Pursuant to the exception, a plaintiff does not need to use an expert to establish the standard of care in a med mal case if the subject matter of the allegedly unreasonable conduct is within the common knowledge of people without medical training. Although King supports the doctrine in theory, he argues that its application has been so unpredictable as to arouse rule-of-law concerns. The challenge is to provide sufficient guidance to judges, lawyers, and litigants while retaining enough flexibility to cover an array of factual scenarios.

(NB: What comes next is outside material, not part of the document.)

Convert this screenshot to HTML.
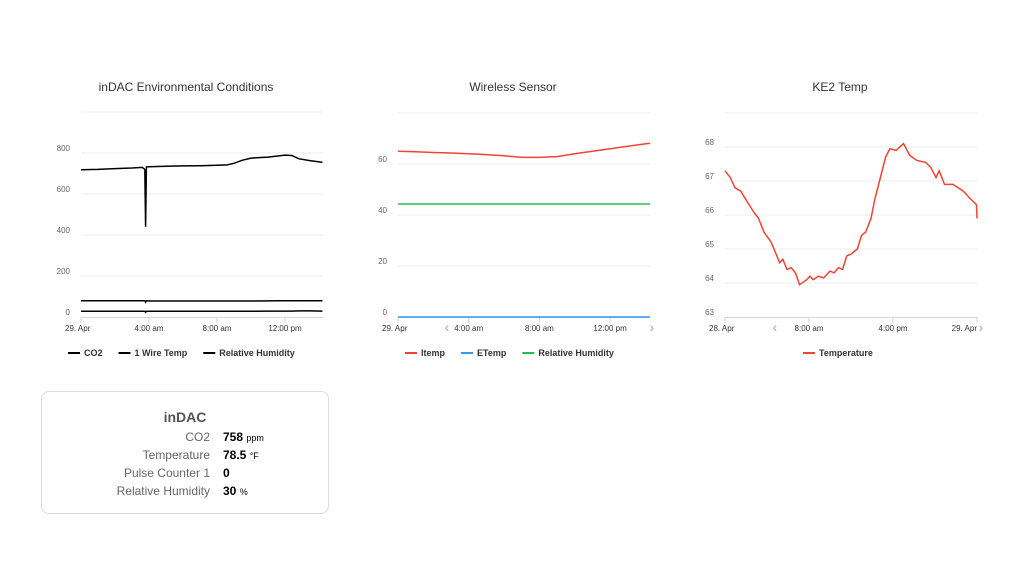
<!DOCTYPE html>
<html><head><meta charset="utf-8">
<style>
body{margin:0;background:#fff;font-family:"Liberation Sans",sans-serif;}
svg text{font-family:"Liberation Sans",sans-serif;}
.box{position:absolute;left:41px;top:391px;width:288px;height:123px;border:1px solid #ddd;border-radius:8px;box-sizing:border-box;}
.row{position:absolute;font-size:12px;}
.lab{position:absolute;right:118px;color:#666;}
.val{position:absolute;left:181px;color:#000;font-weight:bold;}
.val small{font-weight:normal;font-size:9px;}
</style></head>
<body>
<svg id="svg" width="1011" height="588" style="position:absolute;left:0;top:0"></svg>
<div class="box">
 <div style="position:absolute;left:0;right:0;top:17px;text-align:center;font-weight:bold;font-size:14px;color:#555">inDAC</div>
 <div class="row" style="top:38px;width:100%"><span class="lab">CO2</span><span class="val">758 <small>ppm</small></span></div>
 <div class="row" style="top:56px;width:100%"><span class="lab">Temperature</span><span class="val">78.5 <small>°F</small></span></div>
 <div class="row" style="top:74px;width:100%"><span class="lab">Pulse Counter 1</span><span class="val">0</span></div>
 <div class="row" style="top:92px;width:100%"><span class="lab">Relative Humidity</span><span class="val">30 <small>%</small></span></div>
</div>
<script>
// Chart 1 data (hours since 29 Apr 00:00)
const c1Hours=[0,1,2,3,3.6,3.75,3.8,3.85,4,5,6,7,8,8.6,9,9.5,10,11,11.5,12,12.4,12.8,13.5,14.2];
const c1CO2=[718,720,724,727,730,720,440,732,733,735,737,738,740,742,750,765,775,780,785,790,788,772,762,755];
const c1Temp=[79,79,79,79,79,79,72,79,78,78,78,78,78,78,78,78,78,78.5,79,79,79,79,79,79];
const c1Hum=[28,28,28,28,28,28,23,28,28,28,28,28,28,28,28,28,28,29,29,29,29,30,30,29];
const c1YTicks=[0,200,400,600,800];
const c1XTicks=["29. Apr","4:00 am","8:00 am","12:00 pm"];
// Chart 2
const c2Hours=[0,1,2,3,4,5,6,7,8,9,10,11,12,13,14.25];
const c2Itemp=[65,64.8,64.5,64.3,64,63.7,63.2,62.6,62.6,62.9,64,65,66,67,68.1];
const c2Etemp=[0,0,0,0,0,0,0,0,0,0,0,0,0,0,0];
const c2Hum=[44.3,44.3,44.3,44.3,44.3,44.3,44.3,44.3,44.3,44.3,44.3,44.3,44.3,44.3,44.3];
const c2YTicks=[0,20,40,60];
const c2XTicks=["29. Apr","4:00 am","8:00 am","12:00 pm"];
// Chart 3 (hours since 28 Apr 00:00)
const c3Hours=[0,0.5,0.95,1.5,2.1,2.7,3.2,3.7,4.4,5.2,5.5,5.9,6.3,6.7,7.1,7.8,8.1,8.4,8.9,9.4,10,10.4,10.8,11.2,11.6,12,12.6,13,13.4,13.9,14.3,14.8,15.3,15.7,16.3,17,17.6,18.3,19.1,19.6,20.1,20.4,20.9,21.7,22.2,22.7,23.3,23.8,23.95,24];
const c3Temp=[67.3,67.1,66.8,66.7,66.4,66.1,65.9,65.5,65.2,64.6,64.7,64.4,64.45,64.3,63.95,64.1,64.2,64.1,64.2,64.15,64.35,64.3,64.45,64.4,64.8,64.85,65.0,65.4,65.5,65.9,66.5,67.1,67.7,67.95,67.9,68.1,67.75,67.6,67.55,67.4,67.1,67.3,66.9,66.9,66.8,66.7,66.5,66.35,66.3,65.9];
const c3YTicks=[63,64,65,66,67,68];
const c3XTicks=["28. Apr","8:00 am","4:00 pm","29. Apr"];

const svg=document.getElementById('svg');
const NS='http://www.w3.org/2000/svg';
function mk(tag,attrs,parent){const e=document.createElementNS(NS,tag);for(const k in attrs)e.setAttribute(k,attrs[k]);(parent||svg).appendChild(e);return e;}
function chart(o){
  const g=mk('g',{});
  
  
  const sx=h=>o.x0+(h-o.h0)*o.pxh;
  const sy=v=>o.yBot-(v-o.vmin)*o.pxv;
  const t=mk('text',{x:o.cx,y:91,'text-anchor':'middle','font-size':12,fill:'#333'},g);t.textContent=o.title;
  
  const grid=o.yTicks.concat([o.topV]);
  grid.forEach(v=>{if(v==o.vmin)return;const l=mk('line',{x1:o.x0,x2:o.x1,y1:sy(v),y2:sy(v),stroke:'#eeeeee'},g);
    });
  o.yTicks.forEach(v=>{const tt=mk('text',{x:o.x0-11,y:sy(v)-2,'text-anchor':'end','font-size':8,fill:'#666'},g);tt.textContent=v;
    });
  const ax=mk('line',{x1:o.x0,x2:o.x1,y1:o.yBot+0.5,y2:o.yBot+0.5,stroke:'#ccd6eb'},g);
  
  o.xTicks.forEach((lab,i)=>{const x=o.x0+i*o.xStep;
    const tk=mk('line',{x1:x,x2:x,y1:o.yBot,y2:o.yBot+6,stroke:'#ccd6eb'},g);
    
    const tt=mk('text',{x:x,y:o.yBot+14,'text-anchor':i==0?'start':(i==o.xTicks.length-1&&o.lastEnd?'end':'middle'),'font-size':8,fill:'#333'},g);
    if(i==0)tt.setAttribute('x',x-16);
    tt.textContent=lab;});
  o.series.forEach(s=>{const d=s.vals.map((v,i)=>(i?'L':'M')+sx(o.hours[i]).toFixed(1)+','+sy(v).toFixed(1)).join('');
    const p=mk('path',{d:d,fill:'none',stroke:s.color,'stroke-width':1.5},g);
    });
  (o.arrows||[]).forEach(a=>{const c=mk('text',{x:a[0],y:o.yBot+15,'text-anchor':'middle','font-size':14,'font-weight':'bold',fill:'#bbb'},g);c.textContent=a[1];
    });
  let lx=o.legendX;
  o.series.forEach(s=>{const lg=mk('g',{},g);
    mk('line',{x1:lx,x2:lx+12,y1:353,y2:353,stroke:s.color,'stroke-width':2},lg);
    const tt=mk('text',{x:lx+16,y:356,'font-size':9,'font-weight':'bold',fill:'#333'},lg);tt.textContent=s.label;
    lx+=16+tt.getComputedTextLength()+16;});
}
chart({name:'indac-chart',title:'inDAC Environmental Conditions',cx:186,x0:81,x1:323,h0:0,pxh:17,xStep:68,yBot:317,vmin:0,pxv:0.205,topV:1000,
  hours:c1Hours,yTicks:c1YTicks,xTicks:c1XTicks,legendX:68,
  series:[{key:'co2',label:'CO2',color:'#000',vals:c1CO2},{key:'wire-temp',label:'1 Wire Temp',color:'#000',vals:c1Temp},{key:'humidity',label:'Relative Humidity',color:'#000',vals:c1Hum}]});
chart({name:'wireless-chart',title:'Wireless Sensor',cx:513,x0:398,x1:650,h0:0,pxh:17.68,xStep:70.7,yBot:317,vmin:0,pxv:2.55,topV:80,
  hours:c2Hours,yTicks:c2YTicks,xTicks:c2XTicks,legendX:405,arrows:[[447,'‹'],[652,'›']],
  series:[{key:'itemp',label:'Itemp',color:'#ee4433',vals:c2Itemp},{key:'etemp',label:'ETemp',color:'#3399ee',vals:c2Etemp},{key:'humidity',label:'Relative Humidity',color:'#22bb55',vals:c2Hum}]});
chart({name:'ke2-chart',title:'KE2 Temp',cx:840,x0:725,x1:977,h0:0,pxh:10.5,xStep:84,yBot:317,vmin:63,pxv:34,topV:69,lastEnd:true,
  hours:c3Hours,yTicks:c3YTicks,xTicks:c3XTicks,legendX:803,arrows:[[775,'‹'],[981,'›']],
  series:[{key:'temperature',label:'Temperature',color:'#ee4433',vals:c3Temp}]});
</script>
</body></html>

King's solution is to construct two alternative preconditions, the presence of one or the other being necessary, but not sufficient, for a court to invoke the common knowledge exception:
Either the specific conduct that allegedly constituted negligence was of such a nature that not only could an unlicensed layperson legally perform it without violating or offending applicable medical or health care licensure statutes or duly authorized regulations governing the practice of the health care professions, but also that such an unlicensed layperson would ordinarily be deemed competent and foreseeably expected to routinely perform such conduct; or, the specific decision making by the health care provider that allegedly constituted negligent conduct that caused the injury did not involve the exercise of uniquely professional medical skills, a deliberate balancing of medical risks and benefits, or the exercise of therapeutic judgment.